Hunter gatherers lived long without modern healthcare.
Hunter-gatherers live nearly as long as we do but with limited access to healthcare
Modern life has many benefits. Transport, comfy furniture, smartphones, TV, the internet, dentistry and advanced medicine would be at the top of most people’s lists. Our bodies also show signs of responding positively to modern life. In almost every part of the world, we are much taller than we used to be. We also live much longer, with life expectancy inching towards 80 in many wealthy countries, while everyone “knows” ancient humans usually died in their twenties. But what I discovered while researching my book, is that things are more complex than that.
Being taller may be linked to higher social status and statistically linked with higher earnings (meaning easier access to healthcare), but a variety of papers show that beingshorter has advantages when it comes to longevity. As urban populations grow quickly in height (Europeans have grown about five inches in the last two centuries), the effect on lifespan is unlikely to be wholly positive.
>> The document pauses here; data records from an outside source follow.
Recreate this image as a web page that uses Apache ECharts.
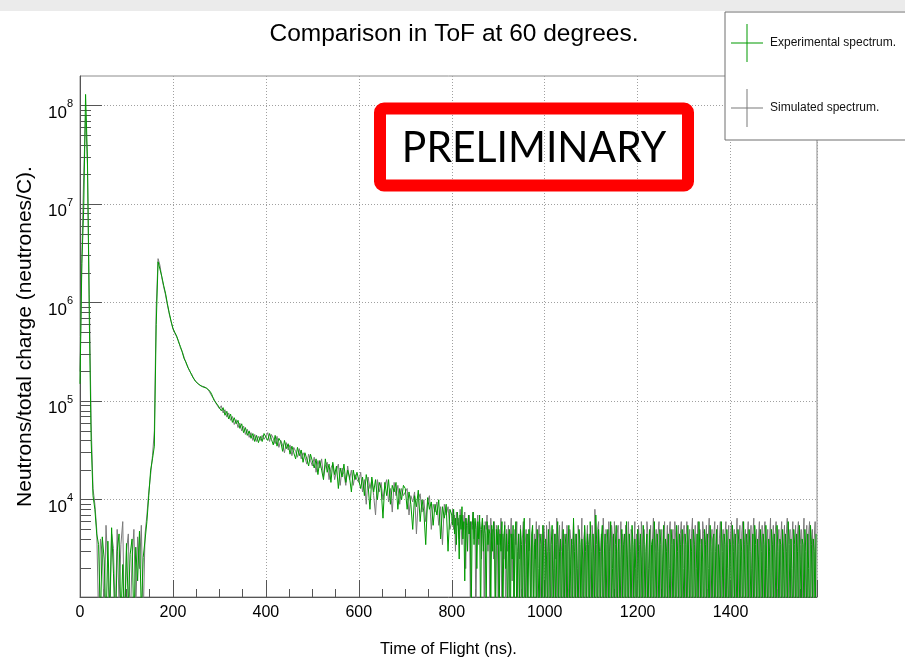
<!DOCTYPE html>
<html><head><meta charset="utf-8">
<script src="https://cdn.jsdelivr.net/npm/echarts@6/dist/echarts.min.js"></script>
<style>html,body{margin:0;padding:0;background:#fff}#c{width:905px;height:659px}</style>
</head><body><div id="c"></div>
<script>
// ---- data: time of flight (ns). Main part: 4 ns bins from 0; tail: 2 ns bins from 800 ----
const mainStart = 0, mainBin = 4, tailStart = 800, tailBin = 2;
const titleText = 'Comparison in ToF at 60 degrees.';
const xTitle = 'Time of Flight (ns).';
const yTitle = 'Neutrons/total charge (neutrones/C).';
const seriesNames = ['Experimental spectrum.', 'Simulated spectrum.'];
const xTickLabels = [0, 200, 400, 600, 800, 1000, 1200, 1400];
const yMajorTicks = [1e4, 1e5, 1e6, 1e7, 1e8];
const yMin = 1030, yMax = 2.0e8, xMin = 0, xMax = 1586;

const experimentalMain = [
1.5e5,2.5e6,9e6,1.3e8,3e7,7e5,4e4,1.1e4,8e3,4.5e3,3500,600,4200,2500,500,3800,700,5200,1800,400,3000,4500,600,2200,500,
3600,800,2800,4000,500,3300,1500,4800,700,2600,3900,6e3,1.1e4,2e4,2.6e4,3.5e4,6e5,2.6e6,2.5e6,1.85e6,1.5e6,1.25e6,9.8e5,7.9e5,6.5e5,
5.5e5,5.0e5,4.6e5,4.0e5,3.6e5,3.15e5,2.7e5,2.5e5,2.2e5,2.05e5,1.85e5,1.78e5,1.6e5,1.57e5,1.48e5,1.46e5,1.4e5,1.45e5,1.36e5,1.35e5,1.26e5,1.16e5,1.03e5,9.9e4,9.2e4,
9.5e4,8.0e4,8.6e4,7.2e4,7.9e4,6.6e4,7.4e4,6.1e4,6.8e4,5.9e4,6.4e4,5.3e4,5.9e4,4.8e4,5.4e4,4.5e4,5.0e4,4.2e4,4.7e4,3.9e4,4.5e4,3.8e4,4.4e4,3.9e4,4.7e4,
4.9e4,4.0e4,4.7e4,4.1e4,3.6e4,4.5e4,3.5e4,4.2e4,3.9e4,3.1e4,4.0e4,3.3e4,3.7e4,2.9e4,3.5e4,3.0e4,2.6e4,3.4e4,2.8e4,3.2e4,2.4e4,3.0e4,2.6e4,2.2e4,2.9e4,
2.8e4,2.1e4,2.6e4,1.8e4,2.5e4,2.0e4,1.6e4,2.6e4,1.9e4,2.3e4,1.5e4,2.4e4,1.8e4,2.2e4,1.3e4,2.1e4,1.7e4,2.3e4,1.5e4,2.0e4,1.7e4,1.2e4,2.0e4,1.6e4,1.9e4,
1.9e4,1.3e4,1.7e4,1.1e4,1.8e4,1.4e4,8e3,1.7e4,1.2e4,1.6e4,1.0e4,1.5e4,1.3e4,6.5e3,1.5e4,1.1e4,1.6e4,9e3,1.4e4,1.2e4,1.5e4,8e3,1.3e4,1.0e4,1.4e4,
1.3e4,8e3,1.2e4,9e3,5e3,1.1e4,8.5e3,1.25e4,6e3,1.0e4,7.5e3,3.5e3,1.05e4,8e3,9.5e3,5.5e3,9e3,7e3,1.0e4,4e3,8.5e3,6.5e3,9e3,3e3,8e3
];
const experimentalTail = [
7000,5500,8000,4500,6500,3500,7500,6000,2500,7000,5000,8500,4000,6000,1500,6500,5500,3000,7000,4500,6000,800,5500,7500,3500,6500,5000,2000,6000,4000,7000,600,5000,6500,3000,5500,4500,700,6000,3500,5000,4500,900,5500,3000,6000,4000,500,5000,3500,
5500,600,4500,3000,6000,500,4000,5500,2000,4500,600,3500,5000,400,4500,2500,5500,700,3800,6000,500,3000,4500,800,5000,3500,600,4000,6500,500,2500,4500,700,5000,3000,400,4500,5500,600,3500,4000,500,5000,2000,600,4500,3500,500,5500,3000,
500,4000,2500,600,5000,3000,400,3500,5500,700,2000,4500,500,3500,6000,600,3000,4000,500,2500,5000,700,3500,4500,400,3000,5500,600,2500,4000,500,6500,3000,700,4500,2000,500,5000,3500,600,4000,2500,400,5500,3000,700,4500,3500,500,6000,
3000,500,4500,2500,600,7000,3500,400,5000,3000,700,4000,5500,500,2500,4500,600,3500,5000,400,3000,6000,700,2000,4500,500,3500,5500,600,3000,4000,500,2500,5000,700,3500,4500,400,6000,2500,600,4500,3000,500,5500,3500,700,4000,2000,500,
5000,3000,600,4500,2500,400,5500,3500,700,3000,4500,500,2000,5000,600,3500,4000,400,6000,2500,700,4500,3000,500,5000,3500,600,2500,5500,400,4000,3000,700,4500,2000,500,5000,3500,600,4000,2500,500,5500,3000,700,4500,3500,400,5000,2000,
600,4500,3500,500,5500,2500,700,4000,3000,400,5000,3500,600,2000,4500,500,6000,3000,700,4000,2500,500,5000,3500,600,4500,2000,400,5500,3000,700,4000,4500,500,3000,5000,600,3500,2500,500,6000,3000,700,4500,3500,400,5000,2000,600,4000,
3500,500,5500,3000,700,4500,2500,400,5000,3500,600,4000,3000,500,6000,2500,700,4500,3500,400,5000,3000,600,2000,4500,500,5500,3500,700,4000,2500,500,5000,3000,600,4500,3500,400,5500,2000,700,4000,3000,500,5000,3500,600,4500,2500,500,
5500,3000,700,4000,3500,400,5000,2500,600,4500,3000,500,6000,3500,700,4000,2000,500,5000,3500,600,4500,3000,400,5500,2500,700,4000,3500,500,5000,3000,600,4500,2000,500,5500,3500,700,4000,3000,500,4500
];

const simulatedMain = [
2e5,3e6,2e7,8e7,2.5e7,1.2e6,6e4,1.3e4,9e3,5e3,600,4000,2800,700,5500,2000,500,4500,3200,600,5000,900,3500,6000,400,
3000,4500,500,2500,5000,700,4200,2000,5500,600,4500,7e3,1.2e4,1.8e4,2.8e4,5e4,9e5,2.8e6,2.4e6,1.8e6,1.45e6,1.2e6,9.5e5,7.7e5,6.4e5,
5.4e5,4.9e5,4.5e5,4.1e5,3.5e5,3.2e5,2.8e5,2.45e5,2.25e5,2.0e5,1.9e5,1.72e5,1.65e5,1.53e5,1.5e5,1.43e5,1.44e5,1.4e5,1.38e5,1.31e5,1.28e5,1.12e5,1.06e5,9.6e4,9.4e4,
8.4e4,9.0e4,7.6e4,8.2e4,6.9e4,7.6e4,6.4e4,7.0e4,5.8e4,6.5e4,5.4e4,6.0e4,5.0e4,5.6e4,4.6e4,5.2e4,4.3e4,4.8e4,4.0e4,4.6e4,3.9e4,4.4e4,4.0e4,4.5e4,4.1e4,
4.4e4,4.8e4,3.9e4,4.6e4,4.2e4,3.7e4,4.4e4,3.4e4,4.0e4,3.6e4,3.0e4,3.8e4,3.2e4,3.6e4,2.8e4,3.4e4,3.1e4,2.7e4,3.3e4,2.6e4,3.0e4,2.7e4,2.3e4,2.9e4,2.5e4,
2.2e4,2.7e4,1.9e4,2.5e4,2.1e4,2.6e4,1.7e4,2.2e4,2.4e4,1.6e4,2.1e4,2.3e4,1.6e4,2.0e4,2.3e4,1.4e4,2.1e4,1.8e4,1.4e4,2.2e4,1.6e4,2.0e4,1.4e4,1.8e4,1.6e4,
1.5e4,1.9e4,1.2e4,1.6e4,9e3,1.7e4,1.3e4,1.6e4,1.1e4,7e3,1.6e4,1.2e4,1.5e4,1.0e4,1.4e4,1.6e4,9.5e3,1.3e4,7.5e3,1.5e4,1.1e4,1.4e4,9e3,1.3e4,1.1e4,
1.1e4,1.3e4,7e3,1.1e4,9.5e3,1.2e4,4.5e3,1.0e4,1.15e4,7.5e3,1.0e4,6e3,9.5e3,1.1e4,5e3,9e3,7.5e3,9.5e3,5.5e3,8.5e3,3.5e3,9e3,7e3,8.5e3,5e3
];
const simulatedTail = [
6000,8000,5000,7000,3000,7500,5500,6500,4000,8000,6000,3500,7000,5000,7500,2000,6500,5500,4500,7000,1000,6000,5000,7500,4000,6000,600,5500,7000,3500,6000,5000,2500,6500,4500,700,6000,5000,7000,3000,5500,600,6500,4000,5000,2500,6000,700,5500,4500,
700,5000,3500,6500,500,4500,2500,6000,600,5000,3000,5500,500,4000,6500,1500,4500,500,5000,3500,6000,700,4500,2500,5500,500,4000,6000,700,3500,5000,500,4500,3000,6500,600,3500,5000,500,4500,2500,6000,700,4000,5500,500,3000,4500,600,5500,
4000,700,5500,3000,500,6000,4500,600,3500,5000,500,4500,2500,6500,700,4000,5500,500,3000,6000,600,4500,3500,500,5500,2500,700,5000,4000,500,3500,6000,600,4500,3000,500,5500,4000,700,3000,6500,500,4000,5000,600,3500,5500,500,4500,2500,
600,5500,4000,500,8000,3500,700,5000,6000,500,3000,4500,600,6500,3500,500,5000,4000,700,6000,2500,500,5500,4000,600,6000,3000,500,4500,5500,700,3500,6000,500,4500,3000,600,5500,4000,500,6000,3500,700,5000,4500,500,3000,6000,600,4500,
700,5500,3500,500,6000,4000,600,5000,3000,500,6000,4500,700,3500,5500,500,4000,6500,600,3000,5000,500,4500,6000,700,3500,5000,500,4000,6000,600,3000,5500,500,4500,6000,700,3500,5000,500,6000,4000,600,3000,5500,500,4500,6000,700,3500,
5500,500,4000,6000,700,3500,5000,500,4500,6500,600,3000,5500,500,4000,6000,700,5000,3500,500,6000,4500,600,3000,5500,500,4000,6500,700,3500,5000,500,4500,6000,600,3500,5500,500,4000,6000,700,3000,5000,500,4500,6000,600,3500,5500,500,
4500,6000,700,3500,5000,500,4000,6500,600,3000,5500,500,4500,6000,700,3500,5000,500,4000,6000,600,3000,5500,500,4500,6500,700,3500,5000,500,4000,6000,600,3000,5500,500,4500,6000,700,3500,5000,500,4000,6500,600,3000,5500,500,4500,6000,
700,3500,5000,500,4000,6000,600,3000,5500,500,4500,6500,700,3500,5000,500,4000,6000,600,3000,5500,500,4500,6000,700,3500,5000,500,4000,6500,600,3000,5500,500,4500,6000,700,3500,5000,500,4000,6000,600
];

// minor tick positions of the log axis (2..9 x 10^n)
const yMinorTicks = [];
for (let d = 3; d <= 8; d++) for (let k = 2; k <= 9; k++) { const v = k * Math.pow(10, d); if (v > yMin && v < yMax) yMinorTicks.push(v); }

const FONT = '"Liberation Sans", Arial, Helvetica, sans-serif';
const GREEN = '#009a00', GRAY = '#7a7a7a';
const toPts = (main, tail) => main.map((v, i) => [mainStart + i * mainBin, v])
  .concat(tail.map((v, j) => [tailStart + j * tailBin, v]));
const crossIcon = 'path://M0,18.5h32v1h-32z M15.5,0h1v38h-1z';

const chart = echarts.init(document.getElementById('c'), null, { renderer: 'canvas' });
chart.setOption({
  animation: false,
  backgroundColor: '#ffffff',
  title: { text: titleText, left: 449, top: 17, textAlign: 'center',
    textStyle: { fontFamily: FONT, fontSize: 24.5, fontWeight: 'normal', color: '#000' } },
  legend: {
    orient: 'vertical', left: 725, top: 12, padding: [12, 40, 13, 6],
    itemWidth: 32, itemHeight: 38, itemGap: 27, icon: crossIcon,
    backgroundColor: '#ffffff', borderColor: '#6e6e6e', borderWidth: 1, borderRadius: 0,
    selectedMode: false, z: 20,
    textStyle: { fontFamily: FONT, fontSize: 12, color: '#111', padding: [0, 0, 0, 2] },
    data: seriesNames
  },
  grid: { left: 80, right: 88, top: 76, bottom: 62, show: true, borderColor: '#8c8c8c', borderWidth: 1, outerBoundsMode: 'none' },
  xAxis: {
    type: 'value', min: xMin, max: xMax, interval: 200,
    name: xTitle, nameLocation: 'middle', nameGap: 44,
    nameTextStyle: { fontFamily: FONT, fontSize: 16.5, color: '#000' },
    axisLine: { show: true, onZero: false, lineStyle: { color: '#555' } },
    axisTick: { show: true, inside: true, length: 17, lineStyle: { color: '#555' } },
    minorTick: { show: true, splitNumber: 4, length: 8, lineStyle: { color: '#555' } },
    axisLabel: { fontFamily: FONT, fontSize: 16, color: '#000', margin: 8, showMaxLabel: false,
      formatter: v => xTickLabels.indexOf(v) >= 0 ? String(v) : '' },
    splitLine: { show: true, lineStyle: { color: '#a0a0a0', type: [1, 2] } }
  },
  yAxis: [{
    type: 'log', logBase: 10, min: yMin, max: yMax, position: 'left',
    name: yTitle, nameLocation: 'middle', nameGap: 44, nameRotate: 90,
    nameTextStyle: { fontFamily: FONT, fontSize: 21, color: '#000' },
    axisLine: { show: true, onZero: false, lineStyle: { color: '#555' } },
    axisTick: { show: true, inside: true, length: 22, customValues: yMajorTicks, lineStyle: { color: '#555' } },
    minorTick: { show: false },
    axisLabel: { customValues: yMajorTicks, margin: 7, padding: [0, 0, 11, 0],
      formatter: v => '{b|10}{s|' + Math.round(Math.log10(v)) + '}',
      rich: {
        b: { fontFamily: FONT, fontSize: 17, color: '#000', lineHeight: 17, padding: [13, 0, 0, 0], verticalAlign: 'top' },
        s: { fontFamily: FONT, fontSize: 11, color: '#000', lineHeight: 12, padding: [7, 0, 0, 0], verticalAlign: 'top' }
      } },
    splitLine: { show: true, lineStyle: { color: '#a0a0a0', type: [1, 2] } }
  }, {
    type: 'log', logBase: 10, min: yMin, max: yMax, position: 'left', offset: 0,
    axisLine: { show: false },
    axisTick: { show: true, inside: true, length: 11, customValues: yMinorTicks, lineStyle: { color: '#555' } },
    axisLabel: { show: false }, splitLine: { show: false }, minorTick: { show: false }
  }],
  series: [{
    type: 'line', name: seriesNames[1], data: toPts(simulatedMain, simulatedTail), yAxisIndex: 0,
    symbol: 'none', showSymbol: false, clip: true, silent: true, z: 2,
    color: GRAY, lineStyle: { color: GRAY, width: 1 }, itemStyle: { color: GRAY }
  }, {
    type: 'line', name: seriesNames[0], data: toPts(experimentalMain, experimentalTail), yAxisIndex: 0,
    symbol: 'none', showSymbol: false, clip: true, silent: true, z: 3,
    color: GREEN, lineStyle: { color: GREEN, width: 1 }, itemStyle: { color: GREEN }
  }],
  graphic: [
    { type: 'rect', shape: { x: 0, y: 0, width: 905, height: 11 }, style: { fill: '#ebebeb' }, z: -10, silent: true },
    { type: 'rect', shape: { x: 380, y: 108.5, width: 308, height: 77, r: 4 }, style: { fill: 'none', stroke: '#ff0000', lineWidth: 12 }, z: 100, silent: true },
    { type: 'text', x: 534, y: 148, scaleX: 0.95, z: 101, silent: true,
      style: { text: 'PRELIMINARY', fontFamily: 'Lato, "Open Sans", sans-serif', fontSize: 43, fill: '#000', align: 'center', verticalAlign: 'middle' } }
  ]
});
</script>
</body></html>
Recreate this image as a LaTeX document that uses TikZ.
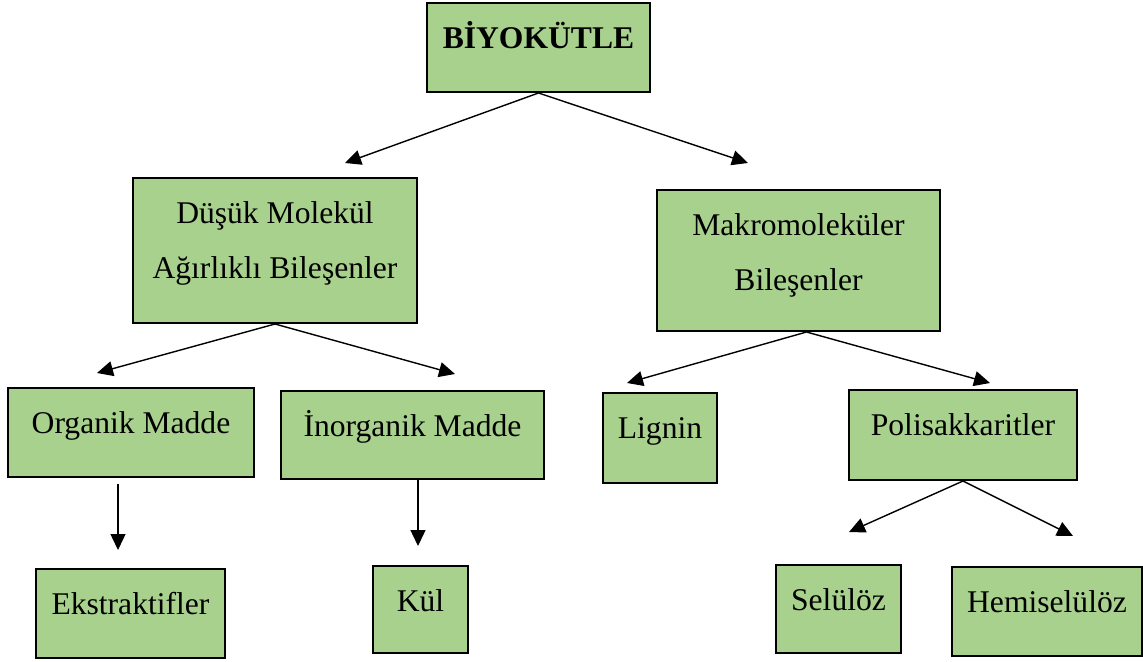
\documentclass[tikz,border=0pt]{standalone}
\usepackage{fontspec}
\setmainfont{Liberation Serif}
\usetikzlibrary{arrows.meta}
\definecolor{boxGreen}{HTML}{A9D18E}
\newcommand{\capstrut}{\rule{0pt}{15pt}}

\begin{document}
\begin{tikzpicture}[x=0.5pt,y=-0.5pt,
  kutu/.style={rectangle,draw=black,fill=boxGreen,line width=1pt,inner sep=0pt},
  yazi/.style={anchor=north,inner sep=0pt,align=center,yshift=-8pt,
    font=\fontsize{15.8}{27.5}\selectfont},
  ok/.style={draw=black,line width=0.7pt,-{Triangle[length=8pt,width=7.5pt]}}]
  \useasboundingbox (0,0) rectangle (1143,662);
  \node[kutu,minimum width=111.5pt,minimum height=44.5pt,
    label={[yazi]north:{\capstrut\textbf{BİYOKÜTLE}}}] (bio) at (538.5,47.5) {};
  \node[kutu,minimum width=142pt,minimum height=72.5pt,
    label={[yazi]north:{\capstrut Düşük Molekül\\Ağırlıklı Bileşenler}}] (duk) at (275,250.5) {};
  \node[kutu,minimum width=141.5pt,minimum height=70.5pt,
    label={[yazi]north:{\capstrut Makromoleküler\\Bileşenler}}] (makro) at (798.5,260.5) {};
  \node[kutu,minimum width=123pt,minimum height=44.5pt,
    label={[yazi]north:{\capstrut Organik Madde}}] (orga) at (131,432.5) {};
  \node[kutu,minimum width=131.5pt,minimum height=44pt,
    label={[yazi]north:{\capstrut İnorganik Madde}}] (inorg) at (412.5,435) {};
  \node[kutu,minimum width=57pt,minimum height=45pt,
    label={[yazi]north:{\capstrut Lignin}}] (lignin) at (660,438) {};
  \node[kutu,minimum width=114pt,minimum height=45pt,
    label={[yazi]north:{\capstrut Polisakkaritler}}] (polis) at (963,435) {};
  \node[kutu,minimum width=94.5pt,minimum height=44.5pt,
    label={[yazi]north:{\capstrut Ekstraktifler}}] (ekstr) at (130.5,613.5) {};
  \node[kutu,minimum width=47.5pt,minimum height=43.5pt,
    label={[yazi]north:{\capstrut Kül}}] (kul) at (420.5,609.5) {};
  \node[kutu,minimum width=62.5pt,minimum height=44pt,
    label={[yazi]north:{\capstrut Selülöz}}] (selu) at (838.5,609) {};
  \node[kutu,minimum width=95pt,minimum height=44.5pt,
    label={[yazi]north:{\capstrut Hemiselülöz}}] (hemi) at (1047,611.5) {};
  % ok uçları
  \coordinate (u1) at (345,163);
  \coordinate (u2) at (748,163);
  \coordinate (u3) at (97,373);
  \coordinate (u4) at (455,374);
  \coordinate (u5) at (627,383);
  \coordinate (u6) at (990,383);
  \coordinate (u7) at (118,550);
  \coordinate (u8) at (418,546);
  \coordinate (u9) at (849,532);
  \coordinate (u10) at (1073,536);
  \draw[ok] (bio.south) -- (u1);
  \draw[ok] (bio.south) -- (u2);
  \draw[ok] (duk.south) -- (u3);
  \draw[ok] (duk.south) -- (u4);
  \draw[ok] ([xshift=4pt]makro.south) -- (u5);
  \draw[ok] ([xshift=4pt]makro.south) -- (u6);
  \draw[ok] ([xshift=-6.5pt,yshift=-3pt]orga.south) -- (u7);
  \draw[ok] ([xshift=2.75pt]inorg.south) -- (u8);
  \draw[ok] (polis.south) -- (u9);
  \draw[ok] (polis.south) -- (u10);
\end{tikzpicture}
\end{document}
The other claim is that we live much longer than we used to. If life expectancy in ancient Greece and Rome was anything to go by, then early city life was brutal, killing off its inhabitants by about the age of 30. All the diseases that occur in environments with poor sanitation or where large numbers of people live in close proximity, thrived in those cities. If we are to compare ourselves to those early city dwellers, then our life expectancy is undeniably much greater.
As a species, though, we have not been living in cities for very long at all. If you were to compress the lifespan of hominid species (2.3m years) into a nine-to-five working day, then cities don’t arrive until after 4:59 pm. Except for the few thousand years of agriculture that preceded those big cities, the rest of our time on Earth has been spent hunting and gathering.